Work to complete -
The required output is every line from the beginning of the entries below through the line that includes "4030, 980, 300]", copied exactly.

━━━ Extracted entries

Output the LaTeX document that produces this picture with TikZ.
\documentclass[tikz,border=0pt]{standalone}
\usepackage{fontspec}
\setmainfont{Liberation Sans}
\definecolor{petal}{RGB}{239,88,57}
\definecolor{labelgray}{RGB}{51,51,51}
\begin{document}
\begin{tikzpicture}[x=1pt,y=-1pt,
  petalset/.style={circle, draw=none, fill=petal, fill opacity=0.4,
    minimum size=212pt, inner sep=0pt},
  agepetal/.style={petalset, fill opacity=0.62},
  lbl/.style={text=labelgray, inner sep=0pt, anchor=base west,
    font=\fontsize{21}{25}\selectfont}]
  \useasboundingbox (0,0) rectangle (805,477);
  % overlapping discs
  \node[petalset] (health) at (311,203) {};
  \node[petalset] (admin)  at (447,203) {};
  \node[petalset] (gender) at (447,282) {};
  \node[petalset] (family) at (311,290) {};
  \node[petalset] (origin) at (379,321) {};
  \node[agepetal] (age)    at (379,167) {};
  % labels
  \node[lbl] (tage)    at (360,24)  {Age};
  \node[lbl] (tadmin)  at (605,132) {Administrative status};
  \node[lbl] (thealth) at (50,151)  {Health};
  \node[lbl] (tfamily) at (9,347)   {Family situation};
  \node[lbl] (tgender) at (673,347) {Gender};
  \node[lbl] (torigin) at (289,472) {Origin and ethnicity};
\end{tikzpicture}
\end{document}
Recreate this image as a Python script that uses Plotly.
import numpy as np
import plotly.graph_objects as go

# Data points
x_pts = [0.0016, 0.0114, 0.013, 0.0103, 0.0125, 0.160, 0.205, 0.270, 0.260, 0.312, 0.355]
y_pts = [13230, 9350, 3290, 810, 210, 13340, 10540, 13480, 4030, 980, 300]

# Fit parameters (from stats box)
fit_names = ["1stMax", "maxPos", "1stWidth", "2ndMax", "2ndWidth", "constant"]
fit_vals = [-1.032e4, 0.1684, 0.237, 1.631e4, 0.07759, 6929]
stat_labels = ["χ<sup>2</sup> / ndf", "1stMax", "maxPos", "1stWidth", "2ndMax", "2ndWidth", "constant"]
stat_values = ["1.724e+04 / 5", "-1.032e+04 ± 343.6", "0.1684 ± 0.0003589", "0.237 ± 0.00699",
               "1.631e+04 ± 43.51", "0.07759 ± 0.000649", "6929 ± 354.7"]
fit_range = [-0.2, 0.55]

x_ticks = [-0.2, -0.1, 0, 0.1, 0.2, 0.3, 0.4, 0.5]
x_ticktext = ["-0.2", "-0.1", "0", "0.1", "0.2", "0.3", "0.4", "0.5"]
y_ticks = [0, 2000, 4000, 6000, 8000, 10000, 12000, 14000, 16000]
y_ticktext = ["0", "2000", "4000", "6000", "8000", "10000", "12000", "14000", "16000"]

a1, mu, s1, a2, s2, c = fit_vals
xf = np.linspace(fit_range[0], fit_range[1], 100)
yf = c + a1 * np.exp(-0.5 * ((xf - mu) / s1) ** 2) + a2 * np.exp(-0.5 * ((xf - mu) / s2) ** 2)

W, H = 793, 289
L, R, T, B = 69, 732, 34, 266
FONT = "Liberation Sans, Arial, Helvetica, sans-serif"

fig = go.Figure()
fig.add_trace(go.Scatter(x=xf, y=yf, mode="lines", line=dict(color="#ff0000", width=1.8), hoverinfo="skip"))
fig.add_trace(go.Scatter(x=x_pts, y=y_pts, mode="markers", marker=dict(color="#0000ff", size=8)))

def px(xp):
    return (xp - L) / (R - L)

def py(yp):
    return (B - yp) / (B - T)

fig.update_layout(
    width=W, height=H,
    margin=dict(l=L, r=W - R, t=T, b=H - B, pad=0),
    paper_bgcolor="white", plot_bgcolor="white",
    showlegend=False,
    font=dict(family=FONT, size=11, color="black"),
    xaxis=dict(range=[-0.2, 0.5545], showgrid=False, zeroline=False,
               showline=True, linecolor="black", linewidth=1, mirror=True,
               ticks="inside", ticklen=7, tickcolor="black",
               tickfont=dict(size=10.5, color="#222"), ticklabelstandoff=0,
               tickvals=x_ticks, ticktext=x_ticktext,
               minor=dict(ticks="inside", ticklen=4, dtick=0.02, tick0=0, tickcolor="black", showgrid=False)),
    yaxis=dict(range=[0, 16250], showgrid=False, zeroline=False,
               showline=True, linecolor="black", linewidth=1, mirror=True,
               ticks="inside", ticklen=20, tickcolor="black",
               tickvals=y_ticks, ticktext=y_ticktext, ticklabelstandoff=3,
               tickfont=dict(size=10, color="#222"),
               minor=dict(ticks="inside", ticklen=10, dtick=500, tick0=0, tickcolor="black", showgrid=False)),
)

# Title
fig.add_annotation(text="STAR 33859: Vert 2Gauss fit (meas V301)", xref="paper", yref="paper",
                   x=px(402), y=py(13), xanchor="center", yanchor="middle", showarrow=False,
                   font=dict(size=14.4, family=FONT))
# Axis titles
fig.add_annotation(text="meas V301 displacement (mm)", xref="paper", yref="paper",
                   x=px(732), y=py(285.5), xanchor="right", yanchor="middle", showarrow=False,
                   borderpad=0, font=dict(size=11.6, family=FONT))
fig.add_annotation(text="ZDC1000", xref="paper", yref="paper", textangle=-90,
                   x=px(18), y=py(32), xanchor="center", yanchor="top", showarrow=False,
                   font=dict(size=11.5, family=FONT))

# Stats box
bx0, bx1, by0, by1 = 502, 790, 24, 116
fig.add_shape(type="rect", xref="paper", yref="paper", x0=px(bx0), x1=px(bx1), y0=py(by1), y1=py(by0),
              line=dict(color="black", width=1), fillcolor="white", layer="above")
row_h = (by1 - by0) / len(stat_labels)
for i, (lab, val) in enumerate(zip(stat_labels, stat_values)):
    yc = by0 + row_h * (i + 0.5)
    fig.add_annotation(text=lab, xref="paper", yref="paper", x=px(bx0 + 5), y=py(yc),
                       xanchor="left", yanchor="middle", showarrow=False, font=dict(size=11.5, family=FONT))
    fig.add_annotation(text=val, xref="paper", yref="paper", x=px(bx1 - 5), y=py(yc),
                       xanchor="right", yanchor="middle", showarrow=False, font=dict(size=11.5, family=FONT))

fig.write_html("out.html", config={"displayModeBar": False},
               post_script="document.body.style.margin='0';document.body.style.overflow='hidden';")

━━━━━━

Task response -
Output the LaTeX document that produces this picture with TikZ.
\documentclass[tikz,border=0pt]{standalone}
\usepackage{fontspec}
\setmainfont{Liberation Sans}
\definecolor{petal}{RGB}{239,88,57}
\definecolor{labelgray}{RGB}{51,51,51}
\begin{document}
\begin{tikzpicture}[x=1pt,y=-1pt,
  petalset/.style={circle, draw=none, fill=petal, fill opacity=0.4,
    minimum size=212pt, inner sep=0pt},
  agepetal/.style={petalset, fill opacity=0.62},
  lbl/.style={text=labelgray, inner sep=0pt, anchor=base west,
    font=\fontsize{21}{25}\selectfont}]
  \useasboundingbox (0,0) rectangle (805,477);
  % overlapping discs
  \node[petalset] (health) at (311,203) {};
  \node[petalset] (admin)  at (447,203) {};
  \node[petalset] (gender) at (447,282) {};
  \node[petalset] (family) at (311,290) {};
  \node[petalset] (origin) at (379,321) {};
  \node[agepetal] (age)    at (379,167) {};
  % labels
  \node[lbl] (tage)    at (360,24)  {Age};
  \node[lbl] (tadmin)  at (605,132) {Administrative status};
  \node[lbl] (thealth) at (50,151)  {Health};
  \node[lbl] (tfamily) at (9,347)   {Family situation};
  \node[lbl] (tgender) at (673,347) {Gender};
  \node[lbl] (torigin) at (289,472) {Origin and ethnicity};
\end{tikzpicture}
\end{document}
Recreate this image as a Python script that uses Plotly.
import numpy as np
import plotly.graph_objects as go

# Data points
x_pts = [0.0016, 0.0114, 0.013, 0.0103, 0.0125, 0.160, 0.205, 0.270, 0.260, 0.312, 0.355]
y_pts = [13230, 9350, 3290, 810, 210, 13340, 10540, 13480, 4030, 980, 300]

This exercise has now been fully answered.